November 10, 2002 Daniel 7:9-10

“As I looked, thrones were set in place, and the Ancient of Days took his seat. His clothing was as white as snow; the hair of his head was white like wool. His throne was flaming with fire, and its wheels were all ablaze. 10 A river of fire was flowing, coming out from before him. Thousands upon thousands attended him; ten thousand times ten thousand stood before him. The court was seated, and the books were opened.

How many of you have ever been on a “blind date?” The pure concept of it is craziness to me. First off, if the person you are set up with is not attractive to you, the whole night is shot. Here you have to spend the night being cordial to a complete stranger who you have no interesting in dating. But let’s take it to the next step, imagine that he or she is a nice looking person. It’s one thing to be attracted to someone. But what are the odds that you will actually be able to carry on a conversation for a whole night? All night your mind would have to race to find things to say, in fear of the five second moment of silence. (Let’s see, I’ve talked about the weather, the food we’re eating - religion? Politics? What next?) No way. Not for me. I’d rather rub a cheese grater up and down my face and stick my head in a piranha bowl. I can only imagine how terrifying it would be to have to do this with marriage! Imagine living in the far east and having your parents say, “Lisa, here is your future husband.” Wow.

The idea of meeting God - face to face - is also a terrifying prospect. We aren’t just talking about spending one night of chit chat with someone. We’re talking about standing before the Judge for an eternal sentence of guilty or not guilty. However, this is not like a completely blind date. In today’s text, for this Last Judgment Sunday, gives you the ability to -

See Yourself Standing Before the Seated One

I. Look at the Seated One

It’s hard to envision standing before God, isn’t it. When I was going through O’Hare Airport with my wife, we walked across an elderly fellow that looked real familiar. We didn’t put it together til months later, but we had walked right by Art Linkletter. I’ve never stood that close to someone on TV. But it’s just a totally different experience when you are face to face with someone that when you see them on TV. That’s about the closest I can come to trying to describe what it will be like to be standing before God on Judgment Day. It will just be so much more vivid than anything we can imagine. Yet God tries to draw a picture of what He is going to look like on that Day - so we know Who we are meeting up with. Obviously, as we read this description, we will see that it is symbolic language. Yet we read this in a literal way- in other words - there is a literal interpretation behind it - this is describing a real thing.

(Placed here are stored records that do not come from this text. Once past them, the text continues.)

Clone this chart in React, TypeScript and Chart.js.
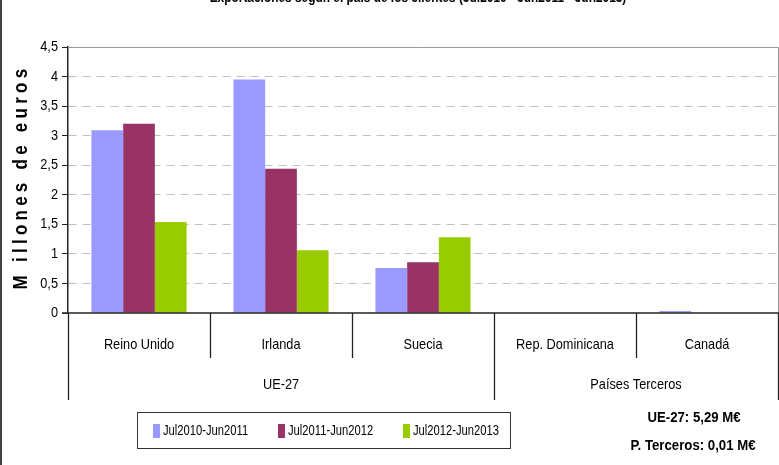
import React, { useEffect, useRef } from "react";
import { Chart, registerables } from "chart.js";

Chart.register(...registerables);

const chartTitle = "Exportaciones según el país de los clientes (Jul2010 - Jun2011 - Jun2013)";
const yAxisTitle = "M illones de euros";
const categories = ["Reino Unido", "Irlanda", "Suecia", "Rep. Dominicana", "Canadá"];
const groupLabels = ["UE-27", "Países Terceros"];
const groupSizes = [3, 2];
const seriesLabels = ["Jul2010-Jun2011", "Jul2011-Jun2012", "Jul2012-Jun2013"];
const seriesColors = ["#9999FF", "#993366", "#99CC00"];
const series2010 = [3.09, 3.95, 0.76, 0, 0.035];
const series2011 = [3.2, 2.44, 0.86, 0, 0];
const series2012 = [1.54, 1.06, 1.28, 0, 0];
const yMin = 0;
const yMax = 4.5;
const yStep = 0.5;
const totals = ["UE-27: 5,29 M€", "P. Terceros: 0,01 M€"];

const FAMILY = "'Liberation Sans', Arial, sans-serif";

function narrowText(
  ctx: CanvasRenderingContext2D,
  text: string,
  x: number,
  y: number,
  sx: number
) {
  ctx.save();
  ctx.translate(x, y);
  ctx.scale(sx, 1);
  ctx.fillText(text, 0, 0);
  ctx.restore();
}

const decor = {
  id: "decor",
  afterDraw(chart: any) {
    const ctx = chart.ctx as CanvasRenderingContext2D;
    const { left, right, top, bottom } = chart.chartArea;
    const xs = chart.scales.x;
    const ys = chart.scales.y;
    const n = categories.length;
    const w = (right - left) / n;
    ctx.save();

    // outer left frame
    ctx.strokeStyle = "#000";
    ctx.lineWidth = 1.5;
    ctx.beginPath();
    ctx.moveTo(1, 0);
    ctx.lineTo(1, chart.height);
    ctx.stroke();

    // title (clipped at top)
    ctx.fillStyle = "#000";
    ctx.font = `bold 14px ${FAMILY}`;
    ctx.textAlign = "center";
    ctx.textBaseline = "alphabetic";
    narrowText(ctx, chartTitle, (left + right) / 2 - 5, 2, 0.85);

    // y tick labels
    ctx.font = `15px ${FAMILY}`;
    ctx.textAlign = "right";
    ctx.textBaseline = "middle";
    ys.ticks.forEach((t: any) => {
      const label = String(t.value).replace(".", ",");
      narrowText(ctx, label, left - 10, ys.getPixelForValue(t.value), 0.85);
    });

    // plot frame top & right
    ctx.lineWidth = 1;
    ctx.strokeStyle = "#9a9a9a";
    ctx.beginPath();
    ctx.moveTo(left, Math.round(top) + 0.5);
    ctx.lineTo(right + 0.5, Math.round(top) + 0.5);
    ctx.lineTo(right + 0.5, bottom);
    ctx.stroke();

    // x axis line
    ctx.strokeStyle = "#222";
    ctx.lineWidth = 1.5;
    ctx.beginPath();
    ctx.moveTo(left - 6, bottom);
    ctx.lineTo(right + 1, bottom);
    ctx.stroke();

    // separators
    const groupEdges = new Set<number>();
    let acc = 0;
    groupEdges.add(0);
    groupSizes.forEach((s) => {
      acc += s;
      groupEdges.add(acc);
    });
    ctx.strokeStyle = "#222";
    ctx.lineWidth = 1.3;
    for (let i = 0; i <= n; i++) {
      const x = i < n ? xs.getPixelForValue(i) - w / 2 : xs.getPixelForValue(n - 1) + w / 2;
      const y2 = groupEdges.has(i) ? bottom + 87 : bottom + 45;
      ctx.beginPath();
      ctx.moveTo(Math.round(x) + 0.5, bottom);
      ctx.lineTo(Math.round(x) + 0.5, y2);
      ctx.stroke();
    }

    // category labels
    ctx.fillStyle = "#000";
    ctx.font = `15px ${FAMILY}`;
    ctx.textAlign = "center";
    ctx.textBaseline = "middle";
    categories.forEach((c, i) => {
      narrowText(ctx, c, xs.getPixelForValue(i), bottom + 32, 0.85);
    });

    // group labels
    let start = 0;
    groupLabels.forEach((g, gi) => {
      const end = start + groupSizes[gi] - 1;
      const cx = (xs.getPixelForValue(start) + xs.getPixelForValue(end)) / 2;
      narrowText(ctx, g, cx, bottom + 72, 0.85);
      start += groupSizes[gi];
    });

    // y axis title
    ctx.save();
    ctx.translate(21, (top + bottom) / 2 - 3);
    ctx.rotate(-Math.PI / 2);
    ctx.font = `bold 20px ${FAMILY}`;
    (ctx as any).letterSpacing = "5px";
    ctx.textAlign = "center";
    ctx.textBaseline = "middle";
    ctx.scale(0.85, 1);
    ctx.fillText(yAxisTitle, 0, 0);
    ctx.restore();

    // legend
    ctx.strokeStyle = "#333";
    ctx.lineWidth = 1;
    ctx.strokeRect(137.5, 412.5, 373, 36);
    const legendX = [153, 278, 403];
    ctx.font = `14px ${FAMILY}`;
    ctx.textAlign = "left";
    ctx.textBaseline = "middle";
    chart.data.datasets.forEach((ds: any, i: number) => {
      ctx.fillStyle = ds.backgroundColor;
      ctx.fillRect(legendX[i], 424, 7, 14);
      ctx.fillStyle = "#000";
      narrowText(ctx, ds.label, legendX[i] + 10, 431, 0.8);
    });

    // totals
    ctx.font = `bold 15px ${FAMILY}`;
    ctx.textAlign = "center";
    narrowText(ctx, totals[0], 694, 418, 0.88);
    narrowText(ctx, totals[1], 693, 446, 0.88);

    ctx.restore();
  },
};

export default function App() {
  const ref = useRef<HTMLCanvasElement>(null);
  useEffect(() => {
    document.body.style.margin = "0";
    if (!ref.current) return;
    const chart = new Chart(ref.current, {
      type: "bar",
      data: {
        labels: categories,
        datasets: [series2010, series2011, series2012].map((d, i) => ({
          label: seriesLabels[i],
          data: d,
          backgroundColor: seriesColors[i],
          borderWidth: 0,
          categoryPercentage: 0.67,
          barPercentage: 1,
        })),
      },
      options: {
        responsive: false,
        animation: false,
        layout: { padding: { top: 47, right: 1, bottom: 152, left: 0 } },
        plugins: {
          legend: { display: false },
          tooltip: { enabled: false },
          title: { display: false },
        },
        scales: {
          x: { display: false },
          y: {
            min: yMin,
            max: yMax,
            afterFit: (s: any) => {
              s.width = 68;
            },
            ticks: {
              stepSize: yStep,
              color: "rgba(0,0,0,0)",
              padding: 4,
              font: { family: FAMILY, size: 14 },
            },
            grid: {
              color: (c: any) =>
                c.tick && (c.tick.value === yMin || c.tick.value === yMax) ? "rgba(0,0,0,0)" : "#c0c0c0",
              tickColor: "#222",
              tickLength: 6,
              tickBorderDash: [],
            },
            border: { display: true, color: "#222", width: 1.5, dash: [8, 6] },
          },
        },
      },
      plugins: [decor],
    });
    return () => chart.destroy();
  }, []);
  return (
    <div style={{ width: 779, height: 465 }}>
      <canvas ref={ref} width={779} height={465} />
    </div>
  );
}
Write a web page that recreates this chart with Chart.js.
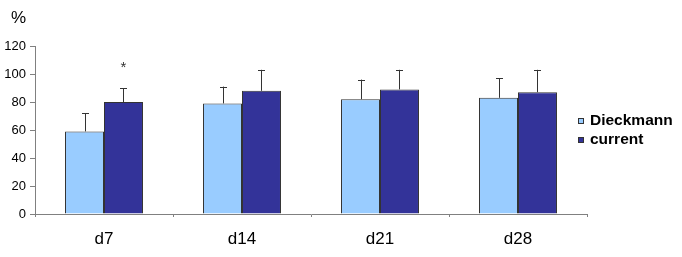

Today’s text starts with Daniel describing, As I looked, thrones were set in place, and the Ancient of Days took his seat. His clothing was as white as snow; the hair of his head was white like wool. There are basically two pictures that God is trying to draw of Himself in this vision to Daniel. The first one can be found in the name that He gives Himself - the “Ancient of Days.” We will standing before someone who has been around forever - as the white hair also depicts.

What does this mean to us? Or what should it mean to us? God tells us in Leviticus 19 to ‘Rise in the presence of the aged, show respect for the elderly and revere your God. I am the LORD. Yet what’s the first impression that you have when walking into a nursing home? “These poor people. I’ll smile at them, pat them on the back, and throw them a little cookie of youth, then I’ll get out of here as quickly as possible.” Grandma wants to talk to her high school granddaughter, so granddaughter smiles and says, “yes, grandma. I know.”, while all the time looking for the nearest exit. Let’s be honest. We live in an age that gives millions of dollars to a guy who can throw a ball. So if this old guy can’t throw a ball, what good can he do me? Instead of rising in their presence, we rise and leave the room. These are people who have been there, done that. They’ve made the mistakes in life already. They are less likely to be swayed by emotion or to make rash decisions. In God’s eyes, being elderly is an honorable thing. It shows experience. It shows wisdom. So why does it irritate us so when grandma and grandpa have some suggestions on how to raise our children or what decisions to make?